• **WHAT YOU ARE ASKED TO DO**
Repeat what the lines below say, word for word, and skip every image.

• **SUPPLIED MATERIAL**
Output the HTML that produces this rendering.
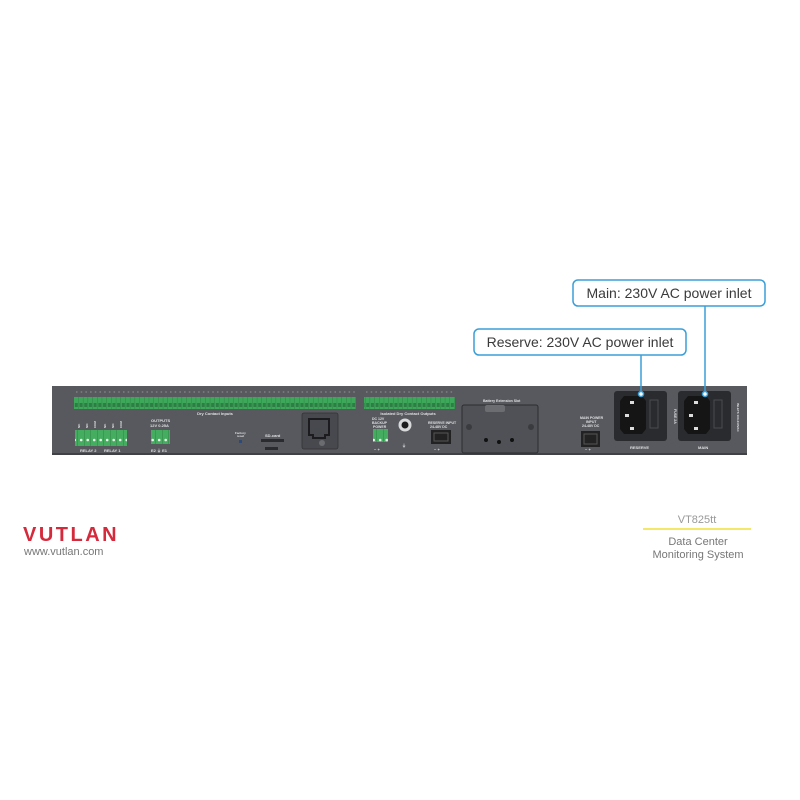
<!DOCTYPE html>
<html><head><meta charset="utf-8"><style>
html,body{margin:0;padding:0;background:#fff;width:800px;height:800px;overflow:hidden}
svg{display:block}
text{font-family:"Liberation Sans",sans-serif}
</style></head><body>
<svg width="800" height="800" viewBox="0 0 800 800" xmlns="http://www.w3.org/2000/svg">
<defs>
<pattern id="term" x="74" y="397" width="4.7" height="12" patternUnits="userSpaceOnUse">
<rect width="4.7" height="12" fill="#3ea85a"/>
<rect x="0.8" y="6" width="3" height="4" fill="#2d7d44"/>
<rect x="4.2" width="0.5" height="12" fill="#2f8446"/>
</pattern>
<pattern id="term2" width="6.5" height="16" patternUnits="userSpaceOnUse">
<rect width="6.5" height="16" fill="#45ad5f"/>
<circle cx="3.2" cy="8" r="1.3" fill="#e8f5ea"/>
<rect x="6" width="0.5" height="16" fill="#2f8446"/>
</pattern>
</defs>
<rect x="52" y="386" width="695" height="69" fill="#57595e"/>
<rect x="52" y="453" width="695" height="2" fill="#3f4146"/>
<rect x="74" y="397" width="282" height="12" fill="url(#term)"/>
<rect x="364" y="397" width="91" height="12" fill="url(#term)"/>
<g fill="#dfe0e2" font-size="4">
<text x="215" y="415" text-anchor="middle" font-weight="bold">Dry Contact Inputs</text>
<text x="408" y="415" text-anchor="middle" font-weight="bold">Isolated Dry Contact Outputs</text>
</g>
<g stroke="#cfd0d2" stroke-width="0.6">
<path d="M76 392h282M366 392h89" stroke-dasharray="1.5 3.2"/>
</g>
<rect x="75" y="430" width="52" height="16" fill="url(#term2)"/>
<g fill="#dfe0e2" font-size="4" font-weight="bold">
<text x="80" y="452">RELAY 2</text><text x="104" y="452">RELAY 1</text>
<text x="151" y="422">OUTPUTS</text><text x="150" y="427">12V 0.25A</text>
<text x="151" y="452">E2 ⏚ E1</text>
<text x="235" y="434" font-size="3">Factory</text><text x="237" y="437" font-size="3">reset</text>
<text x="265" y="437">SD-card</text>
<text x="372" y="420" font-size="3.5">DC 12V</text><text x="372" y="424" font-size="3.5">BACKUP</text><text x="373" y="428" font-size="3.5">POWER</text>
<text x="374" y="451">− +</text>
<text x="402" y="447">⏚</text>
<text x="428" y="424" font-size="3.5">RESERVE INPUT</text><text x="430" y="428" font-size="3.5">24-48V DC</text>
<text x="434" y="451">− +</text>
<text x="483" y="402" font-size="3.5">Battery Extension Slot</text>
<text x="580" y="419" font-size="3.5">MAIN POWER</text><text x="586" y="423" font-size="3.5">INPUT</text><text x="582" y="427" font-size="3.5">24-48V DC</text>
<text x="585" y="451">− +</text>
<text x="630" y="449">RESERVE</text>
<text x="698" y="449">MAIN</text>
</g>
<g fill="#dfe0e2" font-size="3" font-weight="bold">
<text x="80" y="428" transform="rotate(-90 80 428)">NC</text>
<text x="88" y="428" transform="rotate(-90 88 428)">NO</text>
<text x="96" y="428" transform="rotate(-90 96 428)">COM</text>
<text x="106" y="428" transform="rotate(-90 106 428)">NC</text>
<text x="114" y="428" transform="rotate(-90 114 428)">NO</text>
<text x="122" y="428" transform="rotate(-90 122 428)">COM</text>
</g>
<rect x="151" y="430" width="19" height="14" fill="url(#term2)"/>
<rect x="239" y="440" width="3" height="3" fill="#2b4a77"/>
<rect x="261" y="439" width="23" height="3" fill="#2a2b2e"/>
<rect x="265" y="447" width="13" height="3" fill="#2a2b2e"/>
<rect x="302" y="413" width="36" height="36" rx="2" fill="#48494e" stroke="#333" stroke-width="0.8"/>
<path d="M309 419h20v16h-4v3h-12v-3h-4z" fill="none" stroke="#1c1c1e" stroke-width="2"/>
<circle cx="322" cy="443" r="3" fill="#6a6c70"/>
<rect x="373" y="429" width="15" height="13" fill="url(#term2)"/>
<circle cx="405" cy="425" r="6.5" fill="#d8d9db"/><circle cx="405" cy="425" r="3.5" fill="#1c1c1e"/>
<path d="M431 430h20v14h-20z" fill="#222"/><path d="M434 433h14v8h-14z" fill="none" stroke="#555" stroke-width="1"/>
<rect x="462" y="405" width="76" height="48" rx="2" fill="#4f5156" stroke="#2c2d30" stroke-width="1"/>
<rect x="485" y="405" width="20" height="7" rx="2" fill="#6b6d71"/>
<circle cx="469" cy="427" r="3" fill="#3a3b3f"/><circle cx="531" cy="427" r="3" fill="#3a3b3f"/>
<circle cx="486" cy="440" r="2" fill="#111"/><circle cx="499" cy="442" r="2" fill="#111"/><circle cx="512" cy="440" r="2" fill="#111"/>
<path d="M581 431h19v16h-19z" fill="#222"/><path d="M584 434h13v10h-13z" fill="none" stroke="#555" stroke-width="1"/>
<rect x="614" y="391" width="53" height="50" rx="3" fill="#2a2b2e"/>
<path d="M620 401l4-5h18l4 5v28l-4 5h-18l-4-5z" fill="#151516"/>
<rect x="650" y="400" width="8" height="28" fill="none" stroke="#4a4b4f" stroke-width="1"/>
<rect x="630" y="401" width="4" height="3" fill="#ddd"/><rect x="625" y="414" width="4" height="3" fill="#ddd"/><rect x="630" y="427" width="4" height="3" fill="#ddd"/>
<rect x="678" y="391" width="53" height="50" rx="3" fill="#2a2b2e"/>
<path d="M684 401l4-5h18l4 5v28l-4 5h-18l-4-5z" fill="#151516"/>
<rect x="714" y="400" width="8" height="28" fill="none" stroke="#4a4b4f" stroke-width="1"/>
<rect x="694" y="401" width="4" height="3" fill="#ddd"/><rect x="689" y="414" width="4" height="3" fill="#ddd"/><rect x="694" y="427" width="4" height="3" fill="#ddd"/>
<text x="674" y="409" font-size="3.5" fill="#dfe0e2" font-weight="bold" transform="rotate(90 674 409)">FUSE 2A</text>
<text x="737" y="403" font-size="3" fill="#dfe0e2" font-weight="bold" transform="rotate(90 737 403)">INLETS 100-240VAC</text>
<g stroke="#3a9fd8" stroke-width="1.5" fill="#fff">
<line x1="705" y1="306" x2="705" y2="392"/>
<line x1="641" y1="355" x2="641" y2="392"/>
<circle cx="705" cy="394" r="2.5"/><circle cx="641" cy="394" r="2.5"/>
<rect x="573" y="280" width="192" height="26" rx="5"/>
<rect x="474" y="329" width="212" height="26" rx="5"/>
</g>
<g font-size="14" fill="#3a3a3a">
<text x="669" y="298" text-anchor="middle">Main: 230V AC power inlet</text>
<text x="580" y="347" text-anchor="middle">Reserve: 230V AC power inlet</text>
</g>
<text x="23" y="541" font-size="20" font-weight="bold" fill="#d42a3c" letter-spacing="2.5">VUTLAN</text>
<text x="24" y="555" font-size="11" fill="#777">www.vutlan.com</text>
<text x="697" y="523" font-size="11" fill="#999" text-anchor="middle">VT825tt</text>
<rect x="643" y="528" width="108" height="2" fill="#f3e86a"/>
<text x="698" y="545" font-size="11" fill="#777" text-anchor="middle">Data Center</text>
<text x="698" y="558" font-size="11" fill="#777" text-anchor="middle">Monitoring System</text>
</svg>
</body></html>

• **ANSWER TO THIS EXERCISE**
Output the HTML that produces this rendering.
<!DOCTYPE html>
<html><head><meta charset="utf-8"><style>
html,body{margin:0;padding:0;background:#fff;width:800px;height:800px;overflow:hidden}
svg{display:block}
text{font-family:"Liberation Sans",sans-serif}
</style></head><body>
<svg width="800" height="800" viewBox="0 0 800 800" xmlns="http://www.w3.org/2000/svg">
<defs>
<pattern id="term" x="74" y="397" width="4.7" height="12" patternUnits="userSpaceOnUse">
<rect width="4.7" height="12" fill="#3ea85a"/>
<rect x="0.8" y="6" width="3" height="4" fill="#2d7d44"/>
<rect x="4.2" width="0.5" height="12" fill="#2f8446"/>
</pattern>
<pattern id="term2" width="6.5" height="16" patternUnits="userSpaceOnUse">
<rect width="6.5" height="16" fill="#45ad5f"/>
<circle cx="3.2" cy="8" r="1.3" fill="#e8f5ea"/>
<rect x="6" width="0.5" height="16" fill="#2f8446"/>
</pattern>
</defs>
<rect x="52" y="386" width="695" height="69" fill="#57595e"/>
<rect x="52" y="453" width="695" height="2" fill="#3f4146"/>
<rect x="74" y="397" width="282" height="12" fill="url(#term)"/>
<rect x="364" y="397" width="91" height="12" fill="url(#term)"/>
<g fill="#dfe0e2" font-size="4">
<text x="215" y="415" text-anchor="middle" font-weight="bold">Dry Contact Inputs</text>
<text x="408" y="415" text-anchor="middle" font-weight="bold">Isolated Dry Contact Outputs</text>
</g>
<g stroke="#cfd0d2" stroke-width="0.6">
<path d="M76 392h282M366 392h89" stroke-dasharray="1.5 3.2"/>
</g>
<rect x="75" y="430" width="52" height="16" fill="url(#term2)"/>
<g fill="#dfe0e2" font-size="4" font-weight="bold">
<text x="80" y="452">RELAY 2</text><text x="104" y="452">RELAY 1</text>
<text x="151" y="422">OUTPUTS</text><text x="150" y="427">12V 0.25A</text>
<text x="151" y="452">E2 ⏚ E1</text>
<text x="235" y="434" font-size="3">Factory</text><text x="237" y="437" font-size="3">reset</text>
<text x="265" y="437">SD-card</text>
<text x="372" y="420" font-size="3.5">DC 12V</text><text x="372" y="424" font-size="3.5">BACKUP</text><text x="373" y="428" font-size="3.5">POWER</text>
<text x="374" y="451">− +</text>
<text x="402" y="447">⏚</text>
<text x="428" y="424" font-size="3.5">RESERVE INPUT</text><text x="430" y="428" font-size="3.5">24-48V DC</text>
<text x="434" y="451">− +</text>
<text x="483" y="402" font-size="3.5">Battery Extension Slot</text>
<text x="580" y="419" font-size="3.5">MAIN POWER</text><text x="586" y="423" font-size="3.5">INPUT</text><text x="582" y="427" font-size="3.5">24-48V DC</text>
<text x="585" y="451">− +</text>
<text x="630" y="449">RESERVE</text>
<text x="698" y="449">MAIN</text>
</g>
<g fill="#dfe0e2" font-size="3" font-weight="bold">
<text x="80" y="428" transform="rotate(-90 80 428)">NC</text>
<text x="88" y="428" transform="rotate(-90 88 428)">NO</text>
<text x="96" y="428" transform="rotate(-90 96 428)">COM</text>
<text x="106" y="428" transform="rotate(-90 106 428)">NC</text>
<text x="114" y="428" transform="rotate(-90 114 428)">NO</text>
<text x="122" y="428" transform="rotate(-90 122 428)">COM</text>
</g>
<rect x="151" y="430" width="19" height="14" fill="url(#term2)"/>
<rect x="239" y="440" width="3" height="3" fill="#2b4a77"/>
<rect x="261" y="439" width="23" height="3" fill="#2a2b2e"/>
<rect x="265" y="447" width="13" height="3" fill="#2a2b2e"/>
<rect x="302" y="413" width="36" height="36" rx="2" fill="#48494e" stroke="#333" stroke-width="0.8"/>
<path d="M309 419h20v16h-4v3h-12v-3h-4z" fill="none" stroke="#1c1c1e" stroke-width="2"/>
<circle cx="322" cy="443" r="3" fill="#6a6c70"/>
<rect x="373" y="429" width="15" height="13" fill="url(#term2)"/>
<circle cx="405" cy="425" r="6.5" fill="#d8d9db"/><circle cx="405" cy="425" r="3.5" fill="#1c1c1e"/>
<path d="M431 430h20v14h-20z" fill="#222"/><path d="M434 433h14v8h-14z" fill="none" stroke="#555" stroke-width="1"/>
<rect x="462" y="405" width="76" height="48" rx="2" fill="#4f5156" stroke="#2c2d30" stroke-width="1"/>
<rect x="485" y="405" width="20" height="7" rx="2" fill="#6b6d71"/>
<circle cx="469" cy="427" r="3" fill="#3a3b3f"/><circle cx="531" cy="427" r="3" fill="#3a3b3f"/>
<circle cx="486" cy="440" r="2" fill="#111"/><circle cx="499" cy="442" r="2" fill="#111"/><circle cx="512" cy="440" r="2" fill="#111"/>
<path d="M581 431h19v16h-19z" fill="#222"/><path d="M584 434h13v10h-13z" fill="none" stroke="#555" stroke-width="1"/>
<rect x="614" y="391" width="53" height="50" rx="3" fill="#2a2b2e"/>
<path d="M620 401l4-5h18l4 5v28l-4 5h-18l-4-5z" fill="#151516"/>
<rect x="650" y="400" width="8" height="28" fill="none" stroke="#4a4b4f" stroke-width="1"/>
<rect x="630" y="401" width="4" height="3" fill="#ddd"/><rect x="625" y="414" width="4" height="3" fill="#ddd"/><rect x="630" y="427" width="4" height="3" fill="#ddd"/>
<rect x="678" y="391" width="53" height="50" rx="3" fill="#2a2b2e"/>
<path d="M684 401l4-5h18l4 5v28l-4 5h-18l-4-5z" fill="#151516"/>
<rect x="714" y="400" width="8" height="28" fill="none" stroke="#4a4b4f" stroke-width="1"/>
<rect x="694" y="401" width="4" height="3" fill="#ddd"/><rect x="689" y="414" width="4" height="3" fill="#ddd"/><rect x="694" y="427" width="4" height="3" fill="#ddd"/>
<text x="674" y="409" font-size="3.5" fill="#dfe0e2" font-weight="bold" transform="rotate(90 674 409)">FUSE 2A</text>
<text x="737" y="403" font-size="3" fill="#dfe0e2" font-weight="bold" transform="rotate(90 737 403)">INLETS 100-240VAC</text>
<g stroke="#3a9fd8" stroke-width="1.5" fill="#fff">
<line x1="705" y1="306" x2="705" y2="392"/>
<line x1="641" y1="355" x2="641" y2="392"/>
<circle cx="705" cy="394" r="2.5"/><circle cx="641" cy="394" r="2.5"/>
<rect x="573" y="280" width="192" height="26" rx="5"/>
<rect x="474" y="329" width="212" height="26" rx="5"/>
</g>
<g font-size="14" fill="#3a3a3a">
<text x="669" y="298" text-anchor="middle">Main: 230V AC power inlet</text>
<text x="580" y="347" text-anchor="middle">Reserve: 230V AC power inlet</text>
</g>
<text x="23" y="541" font-size="20" font-weight="bold" fill="#d42a3c" letter-spacing="2.5">VUTLAN</text>
<text x="24" y="555" font-size="11" fill="#777">www.vutlan.com</text>
<text x="697" y="523" font-size="11" fill="#999" text-anchor="middle">VT825tt</text>
<rect x="643" y="528" width="108" height="2" fill="#f3e86a"/>
<text x="698" y="545" font-size="11" fill="#777" text-anchor="middle">Data Center</text>
<text x="698" y="558" font-size="11" fill="#777" text-anchor="middle">Monitoring System</text>
</svg>
</body></html>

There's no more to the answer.